---------- Raw records ----------
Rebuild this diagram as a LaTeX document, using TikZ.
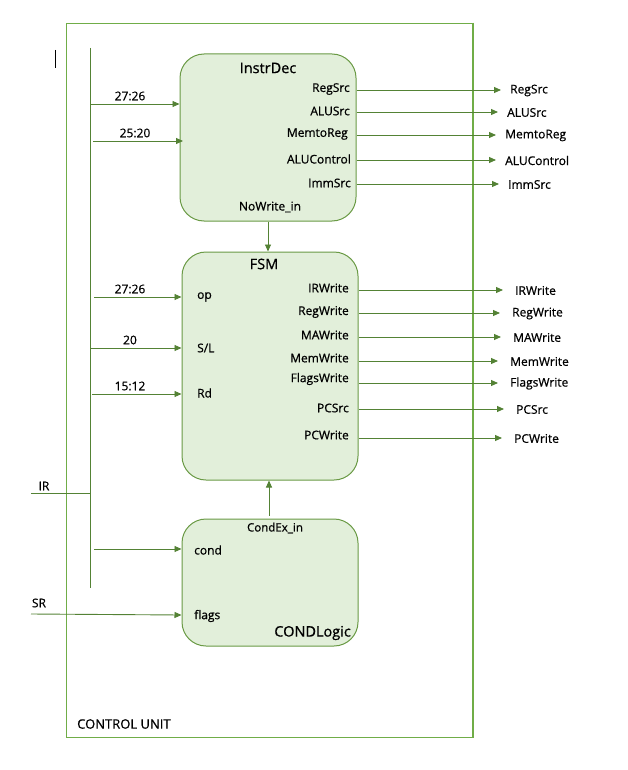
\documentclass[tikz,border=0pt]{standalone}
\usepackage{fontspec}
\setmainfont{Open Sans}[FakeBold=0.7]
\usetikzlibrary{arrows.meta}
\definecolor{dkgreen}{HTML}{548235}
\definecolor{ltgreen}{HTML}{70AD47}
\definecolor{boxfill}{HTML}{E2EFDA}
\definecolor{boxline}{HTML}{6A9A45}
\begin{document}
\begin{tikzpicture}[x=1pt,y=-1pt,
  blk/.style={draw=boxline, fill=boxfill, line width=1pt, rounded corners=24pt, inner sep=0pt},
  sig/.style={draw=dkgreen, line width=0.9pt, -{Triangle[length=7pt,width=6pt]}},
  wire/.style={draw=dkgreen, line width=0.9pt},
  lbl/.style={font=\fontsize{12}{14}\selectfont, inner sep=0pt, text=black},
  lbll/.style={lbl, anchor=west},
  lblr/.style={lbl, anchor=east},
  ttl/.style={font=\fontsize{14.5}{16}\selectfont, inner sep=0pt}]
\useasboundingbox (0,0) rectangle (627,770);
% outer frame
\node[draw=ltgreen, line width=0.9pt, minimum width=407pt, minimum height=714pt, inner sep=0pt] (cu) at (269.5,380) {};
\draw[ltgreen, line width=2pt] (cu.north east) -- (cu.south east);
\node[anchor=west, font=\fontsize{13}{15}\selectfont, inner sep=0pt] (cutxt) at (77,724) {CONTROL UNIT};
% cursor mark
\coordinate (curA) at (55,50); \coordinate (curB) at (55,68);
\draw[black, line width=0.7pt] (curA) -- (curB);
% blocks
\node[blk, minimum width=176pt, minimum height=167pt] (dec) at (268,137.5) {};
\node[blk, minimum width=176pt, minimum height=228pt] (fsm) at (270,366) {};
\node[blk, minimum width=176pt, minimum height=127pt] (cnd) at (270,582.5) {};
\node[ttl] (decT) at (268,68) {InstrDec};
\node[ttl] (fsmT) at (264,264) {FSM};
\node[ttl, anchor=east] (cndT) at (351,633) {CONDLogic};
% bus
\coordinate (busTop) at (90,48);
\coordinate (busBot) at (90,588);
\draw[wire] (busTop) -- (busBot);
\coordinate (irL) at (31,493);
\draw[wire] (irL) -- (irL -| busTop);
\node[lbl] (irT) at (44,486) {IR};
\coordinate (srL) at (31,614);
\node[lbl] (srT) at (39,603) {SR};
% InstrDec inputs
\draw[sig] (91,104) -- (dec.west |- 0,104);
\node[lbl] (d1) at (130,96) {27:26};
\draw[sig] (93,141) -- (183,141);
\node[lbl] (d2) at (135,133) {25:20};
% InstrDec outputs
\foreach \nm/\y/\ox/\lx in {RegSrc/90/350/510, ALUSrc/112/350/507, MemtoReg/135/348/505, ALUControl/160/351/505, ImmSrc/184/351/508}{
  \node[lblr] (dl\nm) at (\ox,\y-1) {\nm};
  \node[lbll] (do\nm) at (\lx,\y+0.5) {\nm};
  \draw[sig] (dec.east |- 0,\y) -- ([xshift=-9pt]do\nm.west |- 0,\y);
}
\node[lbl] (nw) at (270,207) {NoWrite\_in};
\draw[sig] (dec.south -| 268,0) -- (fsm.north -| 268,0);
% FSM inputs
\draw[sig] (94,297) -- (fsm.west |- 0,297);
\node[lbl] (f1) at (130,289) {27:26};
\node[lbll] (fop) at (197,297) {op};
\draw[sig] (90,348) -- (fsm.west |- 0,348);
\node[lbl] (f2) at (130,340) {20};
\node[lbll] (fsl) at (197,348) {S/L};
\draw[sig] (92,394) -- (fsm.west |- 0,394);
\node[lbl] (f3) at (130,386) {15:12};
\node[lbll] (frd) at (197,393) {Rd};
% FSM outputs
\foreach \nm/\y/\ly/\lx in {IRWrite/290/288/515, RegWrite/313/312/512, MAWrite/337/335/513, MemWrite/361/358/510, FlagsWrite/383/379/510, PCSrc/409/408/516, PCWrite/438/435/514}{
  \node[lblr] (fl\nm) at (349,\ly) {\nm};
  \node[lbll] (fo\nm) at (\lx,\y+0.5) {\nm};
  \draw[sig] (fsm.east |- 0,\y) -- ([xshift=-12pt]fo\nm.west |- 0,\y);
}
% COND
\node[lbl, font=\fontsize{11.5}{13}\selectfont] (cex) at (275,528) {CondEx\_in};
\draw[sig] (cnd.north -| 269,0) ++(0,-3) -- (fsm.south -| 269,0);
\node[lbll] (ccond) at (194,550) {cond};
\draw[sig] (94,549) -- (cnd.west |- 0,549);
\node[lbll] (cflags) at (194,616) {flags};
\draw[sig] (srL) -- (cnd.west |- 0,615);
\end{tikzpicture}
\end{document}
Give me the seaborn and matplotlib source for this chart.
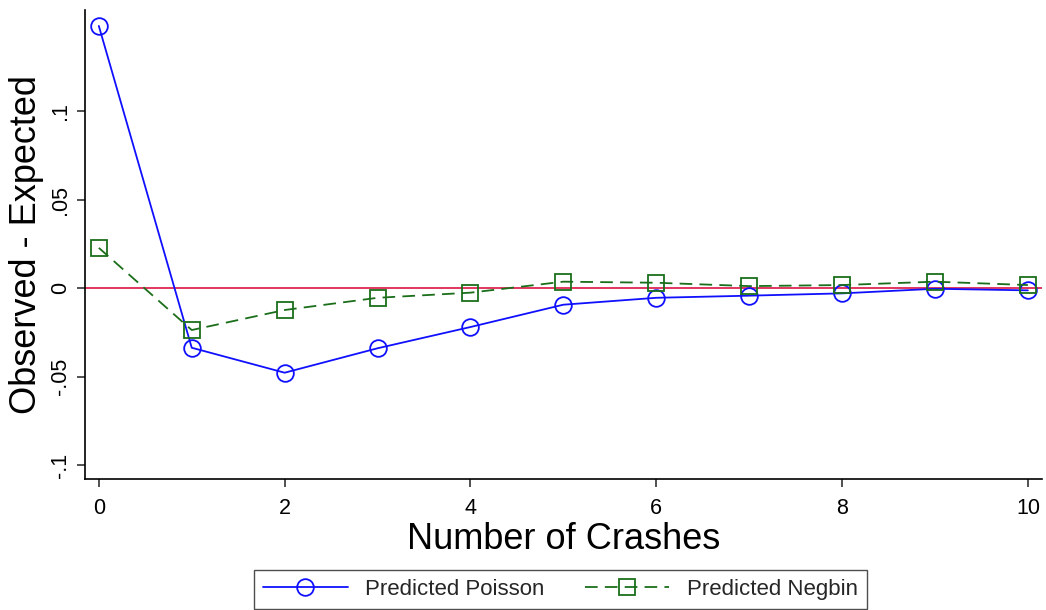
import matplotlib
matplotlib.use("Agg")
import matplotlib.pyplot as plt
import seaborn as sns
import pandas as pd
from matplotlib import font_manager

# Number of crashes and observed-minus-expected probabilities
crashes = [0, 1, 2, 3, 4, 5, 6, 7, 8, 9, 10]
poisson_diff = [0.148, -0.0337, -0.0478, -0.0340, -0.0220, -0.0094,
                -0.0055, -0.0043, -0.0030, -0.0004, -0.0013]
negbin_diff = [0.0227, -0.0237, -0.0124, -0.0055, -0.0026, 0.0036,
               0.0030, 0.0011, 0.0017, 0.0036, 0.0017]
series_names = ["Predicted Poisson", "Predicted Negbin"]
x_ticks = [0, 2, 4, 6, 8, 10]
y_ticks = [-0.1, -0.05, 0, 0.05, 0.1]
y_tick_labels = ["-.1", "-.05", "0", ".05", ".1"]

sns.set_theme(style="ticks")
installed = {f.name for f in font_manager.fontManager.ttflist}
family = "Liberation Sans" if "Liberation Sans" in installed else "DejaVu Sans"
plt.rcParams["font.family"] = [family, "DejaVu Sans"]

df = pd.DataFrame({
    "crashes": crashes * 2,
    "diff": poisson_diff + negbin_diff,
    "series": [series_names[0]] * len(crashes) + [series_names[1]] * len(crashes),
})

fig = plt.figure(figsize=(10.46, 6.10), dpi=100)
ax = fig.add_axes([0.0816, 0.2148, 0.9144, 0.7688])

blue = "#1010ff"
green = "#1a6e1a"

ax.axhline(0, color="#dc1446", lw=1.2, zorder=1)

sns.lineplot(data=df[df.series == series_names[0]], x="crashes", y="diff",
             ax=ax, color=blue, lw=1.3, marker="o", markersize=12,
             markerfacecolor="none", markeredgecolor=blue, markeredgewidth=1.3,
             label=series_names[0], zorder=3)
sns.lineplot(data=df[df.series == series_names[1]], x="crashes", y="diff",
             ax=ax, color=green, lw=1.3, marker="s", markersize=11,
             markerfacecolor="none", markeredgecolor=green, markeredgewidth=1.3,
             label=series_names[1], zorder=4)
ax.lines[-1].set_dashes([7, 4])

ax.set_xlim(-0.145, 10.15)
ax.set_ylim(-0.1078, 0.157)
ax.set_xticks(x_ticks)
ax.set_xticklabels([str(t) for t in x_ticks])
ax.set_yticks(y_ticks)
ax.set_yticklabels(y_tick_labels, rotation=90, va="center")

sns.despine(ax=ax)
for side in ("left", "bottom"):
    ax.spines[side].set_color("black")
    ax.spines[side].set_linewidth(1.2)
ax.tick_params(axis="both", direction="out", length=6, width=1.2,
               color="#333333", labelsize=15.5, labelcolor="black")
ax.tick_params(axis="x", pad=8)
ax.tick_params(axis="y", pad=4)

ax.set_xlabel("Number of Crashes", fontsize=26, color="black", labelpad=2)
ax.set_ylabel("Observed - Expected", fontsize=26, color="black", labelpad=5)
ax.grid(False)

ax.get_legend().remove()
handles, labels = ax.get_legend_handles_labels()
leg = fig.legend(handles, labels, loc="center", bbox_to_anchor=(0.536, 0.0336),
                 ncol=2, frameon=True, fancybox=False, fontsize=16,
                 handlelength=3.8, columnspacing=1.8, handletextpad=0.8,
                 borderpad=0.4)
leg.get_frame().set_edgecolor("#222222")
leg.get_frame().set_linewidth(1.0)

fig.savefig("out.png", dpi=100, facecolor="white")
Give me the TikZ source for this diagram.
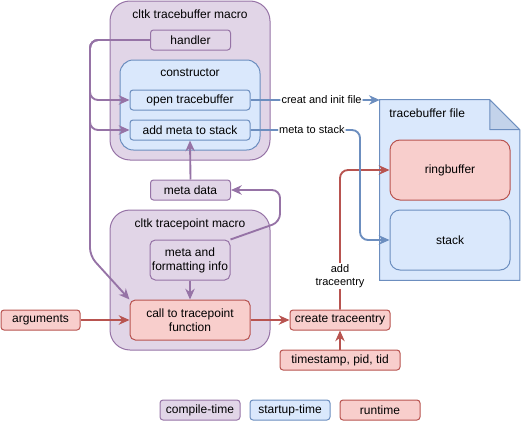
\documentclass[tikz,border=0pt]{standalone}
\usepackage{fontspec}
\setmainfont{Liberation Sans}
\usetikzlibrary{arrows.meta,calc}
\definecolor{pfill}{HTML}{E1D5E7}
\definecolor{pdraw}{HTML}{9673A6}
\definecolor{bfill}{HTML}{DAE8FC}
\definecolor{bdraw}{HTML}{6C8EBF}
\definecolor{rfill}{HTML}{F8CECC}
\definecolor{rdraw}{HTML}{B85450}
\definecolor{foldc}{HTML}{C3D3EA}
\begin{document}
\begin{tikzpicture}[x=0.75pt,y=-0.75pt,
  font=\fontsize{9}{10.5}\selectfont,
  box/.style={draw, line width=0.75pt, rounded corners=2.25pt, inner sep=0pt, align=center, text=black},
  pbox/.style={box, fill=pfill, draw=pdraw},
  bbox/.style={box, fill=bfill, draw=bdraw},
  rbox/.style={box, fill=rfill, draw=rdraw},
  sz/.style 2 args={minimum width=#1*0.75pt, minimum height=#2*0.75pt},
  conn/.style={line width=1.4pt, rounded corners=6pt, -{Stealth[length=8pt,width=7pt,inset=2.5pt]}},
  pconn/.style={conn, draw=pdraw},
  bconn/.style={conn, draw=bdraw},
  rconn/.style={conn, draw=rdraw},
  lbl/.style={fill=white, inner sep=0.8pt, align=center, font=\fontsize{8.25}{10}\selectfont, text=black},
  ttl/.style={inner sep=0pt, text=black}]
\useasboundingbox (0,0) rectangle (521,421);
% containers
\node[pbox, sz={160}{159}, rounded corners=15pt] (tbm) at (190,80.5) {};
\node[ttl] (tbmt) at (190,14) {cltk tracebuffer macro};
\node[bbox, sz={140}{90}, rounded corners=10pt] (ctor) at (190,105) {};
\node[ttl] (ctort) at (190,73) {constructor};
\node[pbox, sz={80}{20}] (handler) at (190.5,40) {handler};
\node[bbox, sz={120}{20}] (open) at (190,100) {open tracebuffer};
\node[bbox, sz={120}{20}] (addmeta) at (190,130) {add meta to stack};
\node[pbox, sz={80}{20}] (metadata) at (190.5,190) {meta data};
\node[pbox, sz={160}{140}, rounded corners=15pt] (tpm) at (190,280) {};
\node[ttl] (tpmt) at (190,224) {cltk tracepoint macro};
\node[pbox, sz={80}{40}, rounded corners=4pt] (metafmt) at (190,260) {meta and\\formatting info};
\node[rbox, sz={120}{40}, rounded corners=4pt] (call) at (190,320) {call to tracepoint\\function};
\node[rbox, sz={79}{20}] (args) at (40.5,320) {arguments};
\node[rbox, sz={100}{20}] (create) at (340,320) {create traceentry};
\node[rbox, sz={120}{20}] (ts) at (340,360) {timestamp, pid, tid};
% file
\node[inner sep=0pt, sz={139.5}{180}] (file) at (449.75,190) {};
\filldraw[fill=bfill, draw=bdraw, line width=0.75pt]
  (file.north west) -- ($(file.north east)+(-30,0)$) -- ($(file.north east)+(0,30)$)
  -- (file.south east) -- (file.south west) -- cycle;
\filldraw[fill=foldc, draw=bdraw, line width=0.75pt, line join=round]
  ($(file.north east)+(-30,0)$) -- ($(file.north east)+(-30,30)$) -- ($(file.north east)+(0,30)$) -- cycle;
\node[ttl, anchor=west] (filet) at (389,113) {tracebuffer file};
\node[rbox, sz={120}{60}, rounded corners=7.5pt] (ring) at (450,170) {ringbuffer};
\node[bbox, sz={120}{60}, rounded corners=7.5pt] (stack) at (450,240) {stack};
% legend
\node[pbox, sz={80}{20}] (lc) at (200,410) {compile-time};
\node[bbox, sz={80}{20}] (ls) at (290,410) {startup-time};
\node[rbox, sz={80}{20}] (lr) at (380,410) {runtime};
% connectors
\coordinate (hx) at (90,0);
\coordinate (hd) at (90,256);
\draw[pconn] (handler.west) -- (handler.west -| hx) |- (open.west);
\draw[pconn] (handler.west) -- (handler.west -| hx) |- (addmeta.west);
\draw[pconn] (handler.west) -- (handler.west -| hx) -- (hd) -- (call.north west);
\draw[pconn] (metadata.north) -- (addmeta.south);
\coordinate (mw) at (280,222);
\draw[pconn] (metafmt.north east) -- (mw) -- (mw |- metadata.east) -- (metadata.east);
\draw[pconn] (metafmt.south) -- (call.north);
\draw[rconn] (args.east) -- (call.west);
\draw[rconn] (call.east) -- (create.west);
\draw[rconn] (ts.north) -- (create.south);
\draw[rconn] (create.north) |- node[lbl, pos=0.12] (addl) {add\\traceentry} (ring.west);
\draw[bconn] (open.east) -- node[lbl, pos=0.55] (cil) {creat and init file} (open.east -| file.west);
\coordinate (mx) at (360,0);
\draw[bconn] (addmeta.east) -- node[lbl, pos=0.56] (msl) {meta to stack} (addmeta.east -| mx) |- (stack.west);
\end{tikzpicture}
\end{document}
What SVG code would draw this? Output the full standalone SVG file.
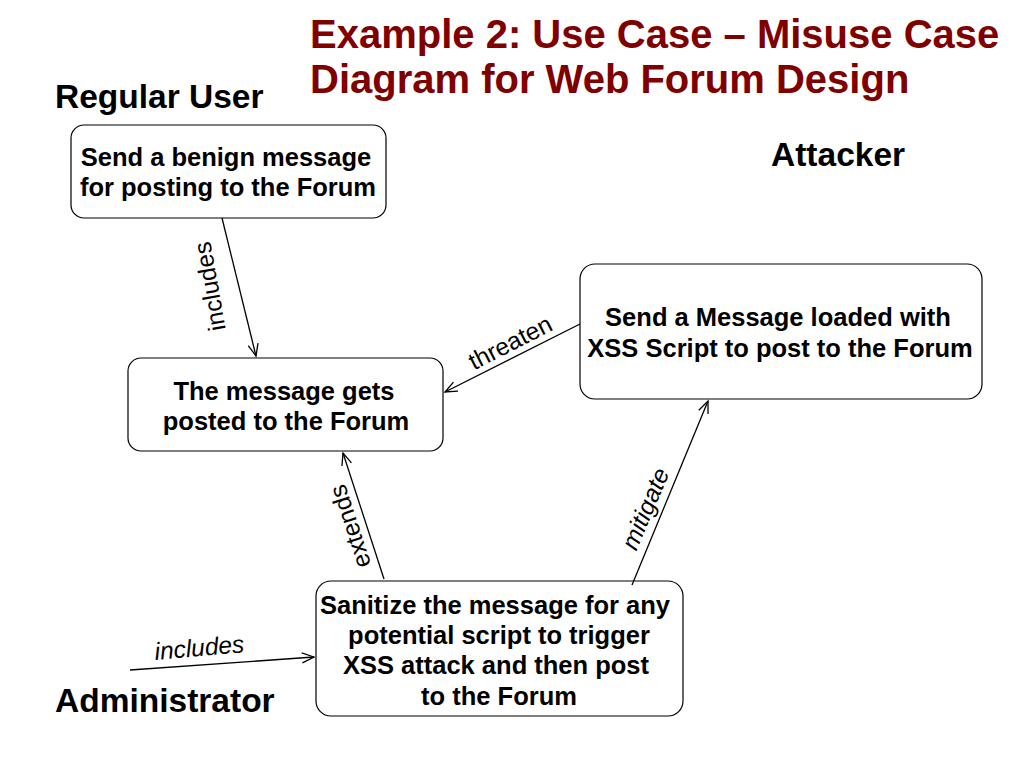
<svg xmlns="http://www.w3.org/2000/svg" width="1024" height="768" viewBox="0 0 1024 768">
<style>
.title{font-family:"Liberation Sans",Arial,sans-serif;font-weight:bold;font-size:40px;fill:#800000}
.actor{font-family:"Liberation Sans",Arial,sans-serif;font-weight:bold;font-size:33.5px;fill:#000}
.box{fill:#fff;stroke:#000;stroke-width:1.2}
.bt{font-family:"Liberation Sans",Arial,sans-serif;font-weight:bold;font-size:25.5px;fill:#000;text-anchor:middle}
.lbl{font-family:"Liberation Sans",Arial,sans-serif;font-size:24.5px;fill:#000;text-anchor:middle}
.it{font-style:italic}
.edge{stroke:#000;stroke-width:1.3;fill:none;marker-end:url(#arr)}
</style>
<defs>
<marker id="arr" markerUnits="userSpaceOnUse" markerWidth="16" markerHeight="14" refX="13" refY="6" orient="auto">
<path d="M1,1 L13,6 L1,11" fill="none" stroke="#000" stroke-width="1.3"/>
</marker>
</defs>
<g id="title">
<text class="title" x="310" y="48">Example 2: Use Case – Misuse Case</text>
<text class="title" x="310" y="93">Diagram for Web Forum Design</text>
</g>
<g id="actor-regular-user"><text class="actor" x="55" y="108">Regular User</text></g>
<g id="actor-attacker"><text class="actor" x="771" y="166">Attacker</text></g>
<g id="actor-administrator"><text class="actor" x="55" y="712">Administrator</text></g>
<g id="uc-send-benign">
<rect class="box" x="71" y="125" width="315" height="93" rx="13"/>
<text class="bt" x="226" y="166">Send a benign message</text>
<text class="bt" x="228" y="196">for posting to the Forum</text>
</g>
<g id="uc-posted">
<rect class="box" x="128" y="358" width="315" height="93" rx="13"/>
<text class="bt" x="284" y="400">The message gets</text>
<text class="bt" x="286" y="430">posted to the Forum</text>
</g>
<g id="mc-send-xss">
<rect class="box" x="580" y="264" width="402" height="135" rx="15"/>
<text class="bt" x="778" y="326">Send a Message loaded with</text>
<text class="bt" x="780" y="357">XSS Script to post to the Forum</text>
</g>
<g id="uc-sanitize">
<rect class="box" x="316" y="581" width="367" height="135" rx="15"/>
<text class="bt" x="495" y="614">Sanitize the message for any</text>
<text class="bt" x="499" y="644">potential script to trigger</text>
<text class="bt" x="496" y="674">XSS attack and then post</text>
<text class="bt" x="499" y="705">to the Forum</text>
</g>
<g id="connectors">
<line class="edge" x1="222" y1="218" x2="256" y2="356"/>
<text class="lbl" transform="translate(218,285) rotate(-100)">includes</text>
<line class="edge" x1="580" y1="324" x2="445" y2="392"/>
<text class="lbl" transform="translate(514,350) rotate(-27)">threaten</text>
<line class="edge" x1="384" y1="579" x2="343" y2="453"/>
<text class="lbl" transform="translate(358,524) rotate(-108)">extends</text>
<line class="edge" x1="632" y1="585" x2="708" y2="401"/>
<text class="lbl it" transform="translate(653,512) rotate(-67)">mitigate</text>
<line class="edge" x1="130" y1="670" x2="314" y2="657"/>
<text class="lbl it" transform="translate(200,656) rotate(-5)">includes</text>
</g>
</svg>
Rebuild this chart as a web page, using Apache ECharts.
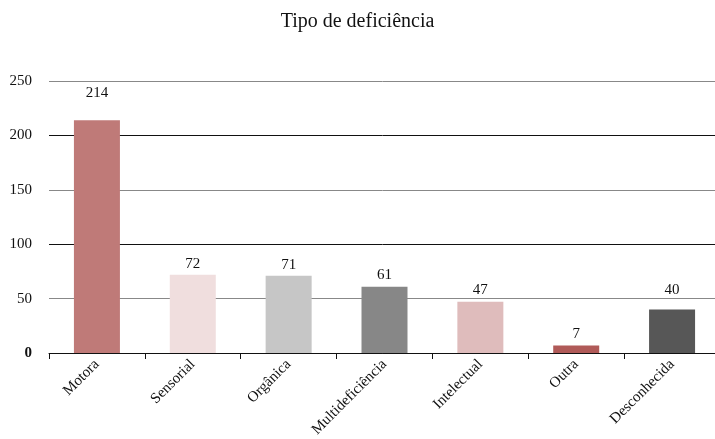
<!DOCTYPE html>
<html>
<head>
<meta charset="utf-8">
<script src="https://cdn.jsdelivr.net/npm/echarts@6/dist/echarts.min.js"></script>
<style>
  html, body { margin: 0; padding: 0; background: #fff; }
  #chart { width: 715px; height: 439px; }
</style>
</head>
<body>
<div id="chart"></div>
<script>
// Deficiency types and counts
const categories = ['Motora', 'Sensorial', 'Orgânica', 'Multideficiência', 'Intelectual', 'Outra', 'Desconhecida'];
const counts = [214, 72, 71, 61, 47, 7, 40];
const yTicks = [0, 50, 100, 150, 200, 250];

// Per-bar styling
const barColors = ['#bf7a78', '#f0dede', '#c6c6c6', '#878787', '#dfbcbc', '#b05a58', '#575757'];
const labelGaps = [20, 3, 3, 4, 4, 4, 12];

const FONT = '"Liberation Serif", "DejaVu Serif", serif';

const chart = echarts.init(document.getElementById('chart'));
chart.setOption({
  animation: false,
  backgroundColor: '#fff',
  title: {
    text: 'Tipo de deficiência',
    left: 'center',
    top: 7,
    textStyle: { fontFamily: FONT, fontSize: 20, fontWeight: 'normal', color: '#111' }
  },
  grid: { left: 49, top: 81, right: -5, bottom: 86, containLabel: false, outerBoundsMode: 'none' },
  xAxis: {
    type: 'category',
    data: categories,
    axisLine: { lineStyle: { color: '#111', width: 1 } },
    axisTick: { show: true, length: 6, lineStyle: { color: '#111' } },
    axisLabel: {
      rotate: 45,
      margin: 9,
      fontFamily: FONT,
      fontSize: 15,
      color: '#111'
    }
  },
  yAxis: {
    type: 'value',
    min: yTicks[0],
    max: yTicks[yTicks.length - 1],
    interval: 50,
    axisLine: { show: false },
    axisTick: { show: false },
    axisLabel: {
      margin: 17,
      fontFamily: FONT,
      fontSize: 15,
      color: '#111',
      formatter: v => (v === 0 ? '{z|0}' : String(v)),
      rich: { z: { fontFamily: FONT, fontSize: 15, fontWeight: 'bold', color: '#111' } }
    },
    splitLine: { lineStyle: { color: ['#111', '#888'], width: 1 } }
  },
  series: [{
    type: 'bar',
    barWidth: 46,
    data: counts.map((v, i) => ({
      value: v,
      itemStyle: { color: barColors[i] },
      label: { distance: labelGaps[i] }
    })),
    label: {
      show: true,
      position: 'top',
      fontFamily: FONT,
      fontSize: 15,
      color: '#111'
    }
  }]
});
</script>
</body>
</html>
----------
● **Task details**:
Identify how many lines in the entries above include the string "source", then state that number alone.

● **Written solution**:
2